Winter’s Tale is an okay chick flick that never quite finds its way. It’s part time travel, part fantasy, part drama, part romance. Sometimes sad, sometimes funny, sometimes very odd… like when a horse sprouts wings or Will Smith pops up as the devil.
Fans of the 1983 book by Mark Helprin will be shocked at how much the movie diverts from the lengthy novel. Many of the major characters from the book are changed, omitted or made into composites that don’t make much sense. Like why do so many of the characters affect various accents? And what’s with Colin Farrell’s hair? But I digress…
At its core, the movie is rather sweet. Colin Farrell plays Peter Lake, an orphan who grows up on the streets of a mystical New York City in the late 1800s. He makes his living as a burglar, though he’s also an expert mechanic. He spends much of his time on the run from some evil dude/demon/crime kingpin named Pearly (Russell Crowe). And he doesn’t seem to have much to live for – until he meets and falls in love with Beverly Penn (Jessica Brown Findlay of Downton Abbey fame), a young woman suffering from the dreaded ‘consumption’. She’s in a near-constant state of fever, but their romance heats up quickly… and then she dies. That’s not a spoiler. It’s in the trailer. The question is – what happens next? Basically, flash forward to 2014 and Peter Lake is still (or back) in New York City to fulfill his destiny, which may or may not lead back to Beverly.

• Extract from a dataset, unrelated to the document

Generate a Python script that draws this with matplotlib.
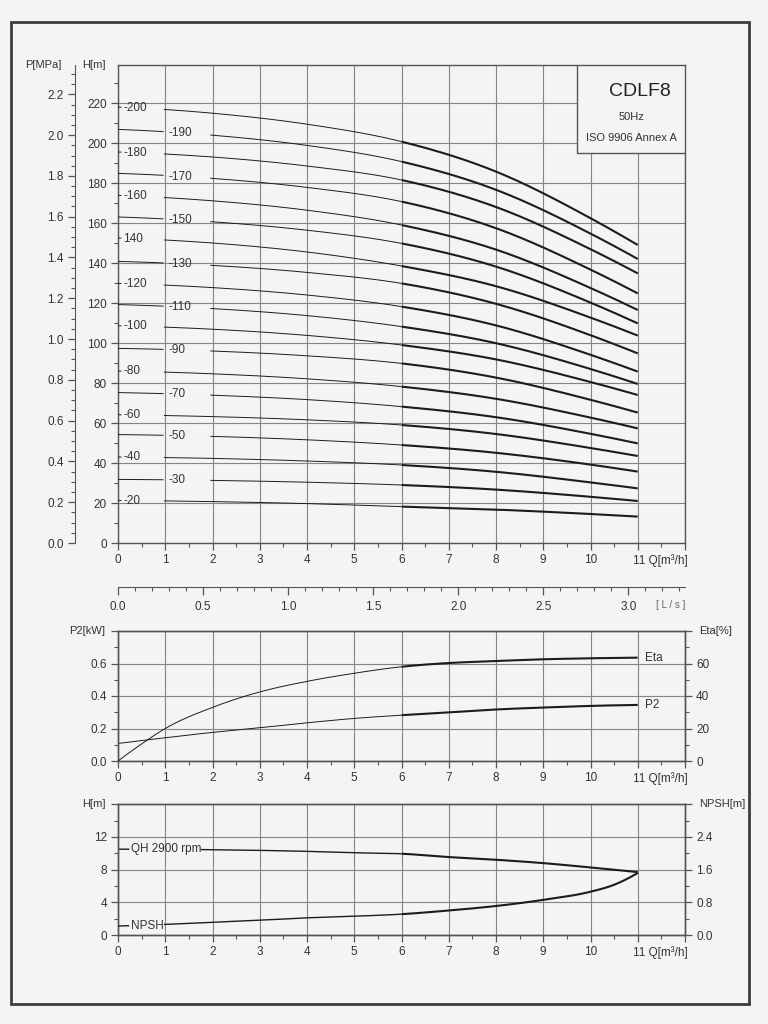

Farrell and Findlay have a solid chemistry and the movie is at its best when they are together. But the rest of the time, it falls a bit flat. Despite the flying horse.
In a rare attempt to read some of the books being turned into movies this year, I actually did get about two-thirds of the way through the 800-page “Winter’s Tale”. But the book (like the movie) failed to fully engage, and I don’t think I’ll bother with the last 200 pages. After all, I got the message: life is short.